Dies At 81
Cowetans remember George Jones as music legend, kind man
by W. Winston Skinner
Country singer George Jones died Friday – leaving several Coweta residents with memories of the music legend.
“Heaven better get ready for some great country music,” said country star Alan Jackson, who is from Newnan. “While George was known for his wild and crazy days, I’ve known him for 25 years as a friend. He had grown into a real good man.”
Jackson said Jones “will always be the greatest singer and interpreter of real country music – there’ll never be another.”
Jackson’s sister-in-law, Coweta resident Jane Johnson, said Jones and his wife, Nancy, are special people who were particularly kind to her father, W. Dan Jackson.
“George would ride him around his farm in the golf cart,” Johnson said. She remembered that her father was invited to sit on the side of the stage at the last Jones’ concert he was able to attend.
Jones “walked over to him when he sang ‘I Don’t Need No Rockin’ Chair,’” she said. “The next year, Momma and I went… and George talked about Daddy during the concert.”
Jones reached out to the family when Dan Jackson was ill. “He called when Daddy died and said he wanted to come to the funeral, but did not want to cause a disturbance,” Johnson said.
Newnan resident Sharon Harrison remembered meeting Jones several years ago when she worked as a waitress at a Golden Corral in Jonesboro. “They were doing a festival down at the racetrack on 19/41,” she said.
Harrison told Jones that his hit, “He Stopped Loving Her Today,” was the favorite song of her parents, Tom and Judy Shaw. “He was really nice,” Harrison said, recalling Jones was seated in a quiet area in the back of the restaurant.
Jones was 81 when he died at a Nashville hospital after a year of ill health. Johnson said she had learned of his worsening health about a week ago. “I just didn’t have a good feeling about it,” she said.

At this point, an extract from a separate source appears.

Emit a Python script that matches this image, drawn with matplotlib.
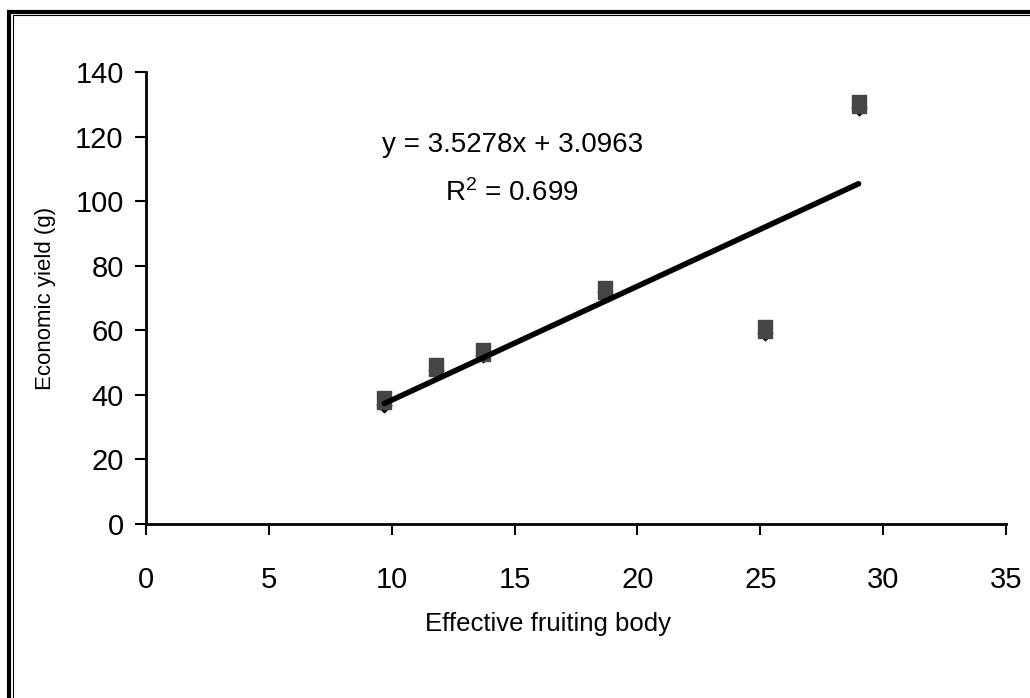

In a 2011 interview quoted by the Associated Press, Alan Jackson reflected on Jones’ genius. “He just knows how to pull every drop of emotion out of it of the songs if it’s an emotional song – or if it’s a fun song he knows how to make that work. ...He was a big fan of Hank Williams Sr. like me. He tried to sing like Hank in the early days.”
While Williams was a singer and a great songwriter, “he didn’t have that natural voice like George,” Jackson said. “Not many people do. That just sets him apart from everybody.”
Jones recorded number one songs in five separate decades. In his half century-plus career, Jones evolved from young honky-tonker to elder statesman as he recorded more than 150 albums and became the champion and symbol of traditional country music.
Jones survived long battles with alcoholism and drug addiction, brawls, accidents and close encounters with death, including bypass surgery.
In song, like life, he was rowdy and regretful, tender and tragic. His hits included the the foot-tapping “The Race is On,” the foot-stomping “I Don’t Need Your Rockin’ Chair,” the melancholy “She Thinks I Still Care,” the rockin’ “White Lightning,” and the barfly lament “Still Doing Time.”